Secara teknik, timnas era Bambang Pamungkas dkk memang lebih bagus. Tetapi, secara kengototan selama 90 menit, (maaf) tidak ada.
Itulah yang menjadi pertimbangan besar dari kinerja Shin Tae-yong dan timnas saat ini. Mereka memperlihatkan bagaimana seharusnya permainan timnas.
Memang, kekalahan masih dialami Indonesia, termasuk saat dikalahkan tim yang sebenarnya tidak nyenyak di negeri sendiri, yaitu Afghanistan. Kekalahan 0-1 di uji coba pertama Indonesia (16/11) masih menunjukkan kelemahan Indonesia.
Baca juga: Timnas Indonesia Kalah Beruntung dari Afghanistan
Salah satu kelemahannya adalah tidak mampu mengantisipasi aliran bola udara, baik saat 'permainan terbuka' maupun saat 'bola mati'. Pemandangan ini juga muncul saat laga melawan Myanmar (25/11).

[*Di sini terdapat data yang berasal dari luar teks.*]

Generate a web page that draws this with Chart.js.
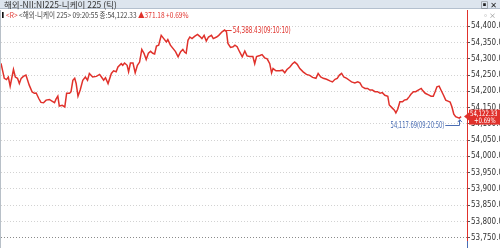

Gol Myanmar terjadi karena kelemahan dalam koordinasi pertahanan tim Indonesia saat bola mati dan mengantisipasi bola udara. Sekilas, pemandangan ini seperti 'malam kelam Juventus di Stamford Bridge'.
Pertahanan tim yang bertahan cenderung hanya fokus pada posisi bola dan potensi arah datangnya bola. Mereka kurang mewaspadai ruang, yang artinya juga kurang mewaspadai keberadaan pemain-pemain yang berada di posisi tertentu, terutama di 'tiang jauh'.
Selain itu, kalau berdasarkan kata Bung Kusnaeni, pemain kita masih saling mengandalkan ketika bertahan. Itu yang seharusnya tidak terjadi. Siapa yang merasa paling dekat dengan bola, dialah yang harus menghajar bola itu duluan.
Kelemahan lain yang sebenarnya sedikit tertutupi adalah produktivitas. Saat melawan Afghanistan, Indonesia kesulitan mencetak gol meski banyak peluang yang mereka kreasikan.
Namun, saat melawan Myanmar, Indonesia bisa mencetak empat gol ke gawang Pyae Phyo Ayng. Ini sebuah perbaikan yang patut diapresiasi.
Hanya saja, sebenarnya, timnas kita tidak sepenuhnya lulus ujian di lini serang. Terutama di paruh akhir babak kedua. Mereka punya beberapa peluang, tetapi mereka tidak mampu memperbesar keunggulan.